Top NSA Scribe Takes Us Inside The Shadow Factory
It's always hectic when campaign season begins to wind down, and its no different here at CFC. I'm trying to multi-task at before unheard of levels!
While I have a second though, I thought I should follow up on the recent revelations coming out on the NSA's eavesdropping of American citizen phone calls. And no, I'm not talking about a phone call to a terrorist, I'm talking about phone calls about, well anything you can imagine, with government eavesdroppers not just listening in, but joking about what you're talking about.
Scary, unconstitutional stuff if you ask me. But let's ask someone far more knowledgeable than I shall we? How about James Bamford, the New York Times investigative journalist who broke the wiretapping story a few years ago.
Here he's interviwed in Wired Magazine:
No outsider has spent more time tracking the labyrinthine ways of the National Security Agency than James Bamford. But even he gets lost in the maze. Despite countless articles and three books on the U.S. government's super-secret, signals-intelligence service — the latest of which, The Shadow Factory, is out today — Bamford tells Danger Room that he was caught off guard by revelations that the NSA was eavesdropping on Americans. He remains confused about how the country's telecommunications firms were co-opted into the warrantless spying project. And he's still only guessing, he admits, at the breadth and depth of those domestic surveillance efforts. In this exclusive interview, Bamford talks about how hard it is, after all these years, to fit together the pieces at the NSA's "Puzzle Palace" headquarters.
...
DR: NSA has long had all these relationships with the telecommunications companies, as well. One thing that confused me: Before 9/11, while Hayden was supposedly fighting against any eavesdropping on Americans, you write, the NSA was trying to convince one telecom, Qwest Communications, to help the agency conduct domestic surveillance. Those two don't fit.
JB: It would've been nice if everything fit into a nice little package, but it didn't. That was one of the outlying issues. The time line seemed to be off. You know, I could see [Hayden] doing that after 9/11, but before 9/11 he was very careful. It's hard to say. Again, I'm just one guy trying to write this book. But that's why there really needs to be a congressional investigation into what went on at NSA.

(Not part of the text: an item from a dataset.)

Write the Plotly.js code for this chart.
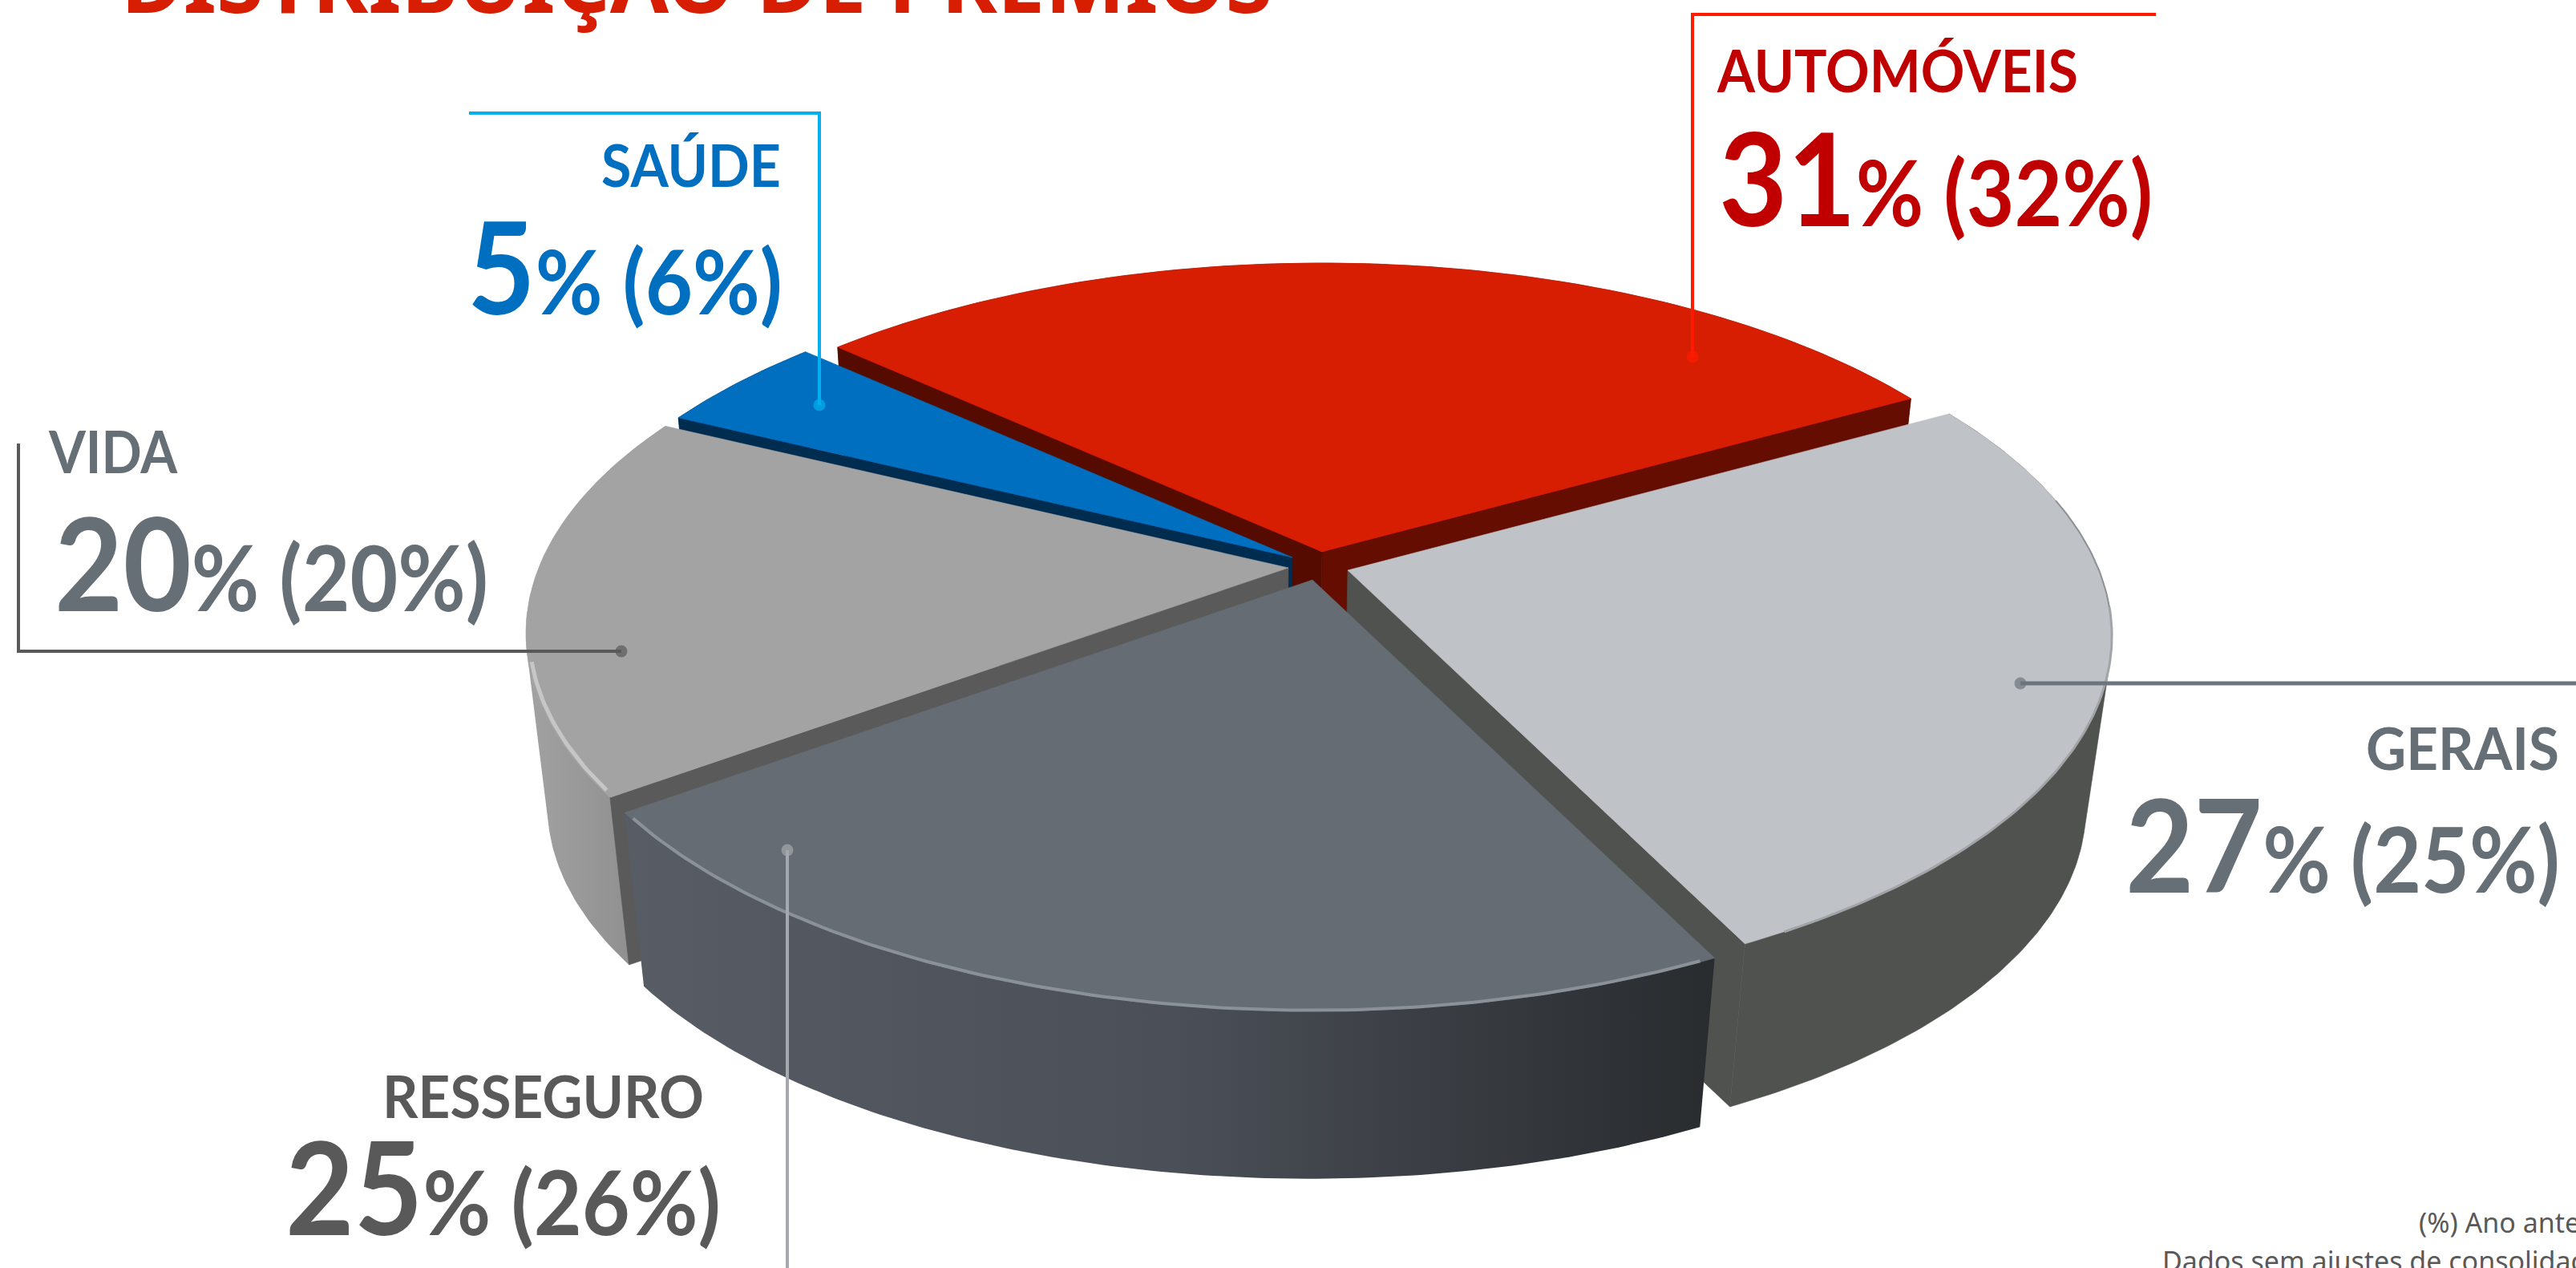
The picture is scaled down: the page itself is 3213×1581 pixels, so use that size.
<!DOCTYPE html>
<html lang="pt">
<head>
<meta charset="utf-8">
<title>Distribuição de Prémios</title>
<script src="https://cdn.plot.ly/plotly-3.0.1.min.js"></script>
<style>html,body{margin:0;padding:0;background:#fff;overflow:hidden}#chart{width:3213px;height:1581px}</style>
</head>
<body>
<div id="chart"></div>
<script>
// ---- data ----
const categories = ['AUTOMÓVEIS', 'SAÚDE', 'VIDA', 'RESSEGURO', 'GERAIS'];
const currentYear = [31, 5, 20, 25, 27];
const priorYear = [32, 6, 20, 26, 25];
const drawnShareOfCircle = [30.1, 4.5, 17.3, 22.25, 25.85];
const titleText = 'DISTRIBUIÇÃO DE PRÉMIOS';
const noteLines = ['(%) Ano anterior', 'Dados sem ajustes de consolidação'];

// ---- drawing set-up ----
const startDeg = 29.3;
const W = 3213, H = 1581;
const view = {a: 969, b: 449, k: 0.189, s: 0.97, vx: 1550, vy: 7950};
const styleFor = {
  0: {c: [1649, 688], R: 0.945, depth: 1, top: '#d71e03', wall: '#640d00', faces: [[0, '#640d00'], [1, '#550b00']]},
  1: {c: [1612, 695], R: 0.950, depth: 1, top: '#006fc0', wall: '#002c50', faces: [[1, '#002c50']]},
  2: {c: [1607, 708], R: 0.965, depth: 1, top: '#a3a3a3', wall: ['#a2a2a2', '#878787'], faces: [[1, '#5a5a5a']]},
  3: {c: [1637, 723], R: 0.977, depth: 1.04, top: '#656c73', wall: ['#575c65', '#4b4f57', '#282c2f'], faces: []},
  4: {c: [1681, 711], R: 0.967, depth: 1, top: '#bfc2c7', wall: '#50524f', faces: [[0, '#50524f']]}
};
// paint order: back to front (categories index)
const paintOrder = [0, 1, 2, 4, 3];

function project(c, R, deg) {
  const t = deg * Math.PI / 180, X = R * Math.cos(t), Y = R * Math.sin(t), w = 1 + view.k * Y;
  return [c[0] + view.a * X / w, c[1] - view.b * Y / w];
}
function drop(p, depth) {
  return [p[0] + (view.vx - p[0]) * (1 - view.s) * depth, p[1] + (view.vy - p[1]) * (1 - view.s) * depth];
}
function arc(c, R, a0, a1) {
  const pts = [], n = Math.max(8, Math.ceil(Math.abs(a1 - a0) * 1.5));
  for (let i = 0; i <= n; i++) pts.push(project(c, R, a0 + (a1 - a0) * i / n));
  return pts;
}
function hull(points) {
  const p = points.slice().sort((a, b) => a[0] - b[0] || a[1] - b[1]);
  const cross = (o, a, b) => (a[0] - o[0]) * (b[1] - o[1]) - (a[1] - o[1]) * (b[0] - o[0]);
  const lo = [], up = [];
  p.forEach(q => { while (lo.length > 1 && cross(lo[lo.length - 2], lo[lo.length - 1], q) <= 0) lo.pop(); lo.push(q); });
  p.slice().reverse().forEach(q => { while (up.length > 1 && cross(up[up.length - 2], up[up.length - 1], q) <= 0) up.pop(); up.push(q); });
  return lo.slice(0, -1).concat(up.slice(0, -1));
}
function polyTrace(pts, color, name) {
  const tr = {
    type: 'scatter', mode: 'lines', name, hoverinfo: 'skip', showlegend: false,
    x: pts.map(p => p[0]).concat(pts[0][0]), y: pts.map(p => p[1]).concat(pts[0][1]),
    fill: 'toself', line: {width: 0.6, color: Array.isArray(color) ? color[0] : color}
  };
  if (Array.isArray(color)) {
    tr.fillgradient = {type: 'horizontal',
      colorscale: color.map((col, i) => [i / (color.length - 1), col])};
    tr.line.width = 0;
  } else tr.fillcolor = color;
  return tr;
}
function rimTrace(c, R, a0, a1, color, width, name) {
  const pts = arc(c, R, a0, a1);
  return {type: 'scatter', mode: 'lines', name, hoverinfo: 'skip', showlegend: false,
    x: pts.map(p => p[0]), y: pts.map(p => p[1]), line: {color, width}};
}

const total = drawnShareOfCircle.reduce((s, v) => s + v, 0);
const bounds = [];
let acc = startDeg;
drawnShareOfCircle.forEach(v => { const span = v / total * 360; bounds.push([acc, acc + span]); acc += span; });

const traces = [];
paintOrder.forEach(i => {
  const st = styleFor[i], [a0, a1] = bounds[i], name = categories[i];
  const top = arc(st.c, st.R, a0, a1);
  const bottom = top.map(p => drop(p, st.depth));
  traces.push(polyTrace(hull(top.concat(bottom)), st.wall, name + ' parede'));
  st.faces.forEach(([end, col]) => {
    const corner = project(st.c, st.R, end ? a1 : a0);
    traces.push(polyTrace([st.c, corner, drop(corner, st.depth), drop(st.c, st.depth)], col, name + ' corte'));
  });
  traces.push(polyTrace([st.c].concat(top), st.top, name));
});
// rim highlights
traces.push(rimTrace(styleFor[2].c, styleFor[2].R - 0.004, 195, bounds[2][1] - 1, '#c6c6c6', 5, 'VIDA aro'));
traces.push(rimTrace(styleFor[3].c, styleFor[3].R - 0.002, bounds[3][0] + 1, bounds[3][1] - 1, '#8b9199', 4, 'RESSEGURO aro'));
traces.push(rimTrace(styleFor[4].c, styleFor[4].R, bounds[4][0] + 3, 360 - 6, '#a2a5a8', 3, 'GERAIS aro'));
traces.push(rimTrace(styleFor[4].c, styleFor[4].R, 360 - 6, 360 + 12, '#8f9295', 2, 'GERAIS aro topo'));

// leader lines
function leader(pts, color, width, name) {
  return {type: 'scatter', mode: 'lines+markers', name, hoverinfo: 'skip', showlegend: false,
    x: pts.map(p => p[0]), y: pts.map(p => p[1]),
    line: {color, width}, marker: {color, size: pts.map((p, i) => i === pts.length - 1 ? 15 : 0), line: {width: 0}}};
}
traces.push(leader([[585, 141], [1022, 141], [1022, 505]], '#00b0f0', 4, 'SAÚDE linha'));
traces.push(leader([[23, 553], [23, 812], [775, 812]], '#595959', 4, 'VIDA linha'));
traces.push(leader([[2689, 18], [2111, 18], [2111, 445]], '#ff1a00', 4, 'AUTOMÓVEIS linha'));
traces.push(leader([[3213, 852], [2520, 852]], '#6c757d', 5, 'GERAIS linha'));
traces.push(leader([[982, 1581], [982, 1060]], '#a5a9ae', 4, 'RESSEGURO linha'));

const MAIN = 'Lato, "Liberation Sans", sans-serif';
const NOTE = '"Noto Sans", sans-serif';
const labelSpec = [
  {i: 0, name: [2141, 2592], ny: 115, val: [2144, 2685], vy: 281, col: '#c00000'},
  {i: 1, name: [750, 974], ny: 233, val: [583, 976], vy: 391, col: '#006fc0'},
  {i: 2, name: [60, 222], ny: 590, val: [68, 609], vy: 761, col: '#666e76'},
  {i: 3, name: [477, 878], ny: 1394, val: [356, 899], vy: 1539, col: '#595959'},
  {i: 4, name: [2951, 3192], ny: 960, val: [2651, 3193], vy: 1112, col: '#666e76'}
];
const annotations = [], fits = [];
function addText(x, y, yanchor, text, font, fit) {
  annotations.push({xref: 'x', yref: 'y', x, y, xanchor: 'left', yanchor, showarrow: false, borderpad: 0, text, font});
  fits.push(fit);
}
labelSpec.forEach(l => {
  addText(l.name[0], l.ny + 16, 'bottom', '<b>' + categories[l.i] + '</b>', {family: MAIN, size: 72, color: l.col}, l.name);
  addText(l.val[0], l.vy + 36, 'bottom',
    '<span style="font-size:160px"><b>' + currentYear[l.i] + '</b></span><b>% (' + priorYear[l.i] + '%)</b>',
    {family: MAIN, size: 112, color: l.col}, l.val);
});
addText(155, 48, 'bottom', '<b>' + titleText + '</b>', {family: NOTE, size: 106, color: '#d71e03'}, [151, 1587]);
addText(3016, 1548, 'bottom', noteLines[0], {family: NOTE, size: 34, color: '#595959'}, null);
addText(2696, 1548, 'top', noteLines[1], {family: NOTE, size: 34, color: '#595959'}, null);

const hidden = {visible: false, fixedrange: true};
Plotly.newPlot('chart', traces, {
  width: W, height: H, margin: {l: 0, r: 0, t: 0, b: 0},
  paper_bgcolor: '#ffffff', plot_bgcolor: '#ffffff', showlegend: false,
  xaxis: Object.assign({range: [0, W]}, hidden),
  yaxis: Object.assign({range: [H, 0]}, hidden),
  annotations
}, {staticPlot: true, displayModeBar: false}).then(() => {
  // squeeze each label horizontally to the width it has in the reference
  document.querySelectorAll('#chart .annotation').forEach((g, n) => {
    const fit = fits[n], t = g.querySelector('text');
    if (!fit || !t) return;
    const r = t.getBoundingClientRect(), bb = t.getBBox(), sx = (fit[1] - fit[0]) / r.width;
    t.setAttribute('transform', `translate(${bb.x + fit[0] - r.left},0) scale(${sx},1) translate(${-bb.x},0)`);
  });
});
</script>
</body>
</html>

The only thing I can think of is that [Hayden] may not have been trying to get access to the actual voice conversations. What he may have been trying to get from Qwest was their database of subscribers — subscriber names, subscriber telephone numbers. It's one of the things that NSA has always tried to get. I mean, going back to the early days, they had the world's largest collection of telephone books. Hayden would've known that was at least questionable, if not illegal, because I think he made a comment about that very kind of access before 9/11.
...
DR: But, before, there was such a strong culture at NSA of respecting Americans' privacy. You had United States Signals Intelligence Directive 18 (USSID 18), which strictly prohibits listening in on U.S. persons, without a warrant. What happened?
JB: That's one of the interesting things, one of the things I wanted to get across in the book — this whole before-and-after issue. [Before,] as soon as they got an American, under USSID 18, they had to turn it off. And then after 9/11, all those USSID 18 rules and regulations they had before 9/11 were thrown out the window. They'd make up these flimsy excuses, like, "Well, suppose an American loses her cell phone and then what happens if a terrorist picks it up." They're bending 180 degrees backwards.
DR: Is that why you joined the ACLU's lawsuit against the agency?
JB: I was outraged the moment I heard what was going on. Of all the journalists out there, I'm the one person who's written more than anyone about NSA. I knew this, this is a big deal. I had written about the horror days of the '50s, '60s, up until the mid-'70s, when they were engaged in this warrantless eavesdropping. The impression I got [previously] was that they were always trying to push back, hard, from the edge. And I hadn't changed that impression, post-9/11.... For NSA to all of a sudden revert back to the bad old days of the '60s and '70s — I thought that was illegal, unethical. I was very angry. I thought NSA shouldn't be doing this.
So then, a couple of weeks later, the ACLU calls me up, and asks me to join a suit. I didn't immediately say, "Yes, hell yeah, I'll do it." I said I'd think about it. Because it was a big thing for me to, all of a sudden, step out of my role as a journalist and a writer and to become a plaintiff against the agency I had written two books about. If I had wanted to play it safe, I would've said, "we'll, ya know, I gotta be a journalist here," thinking I may lose all these sources, starting with Hayden and working my way down. They like me at NSA. [But] I thought they were doing something bad, and I had to do something about it.
There were a lot of people there that got very angry at me for suing the agency they worked for. People that were all in favor of what NSA was doing — which was a lot of people. Ya know, "patriotic, we should be doing this," all that stuff. And I was saying, "Well, I don't mind if you spy on terrorists. But we live in a democracy. There's got to be a buffer here between the people who are targeting the terrorists and the American public."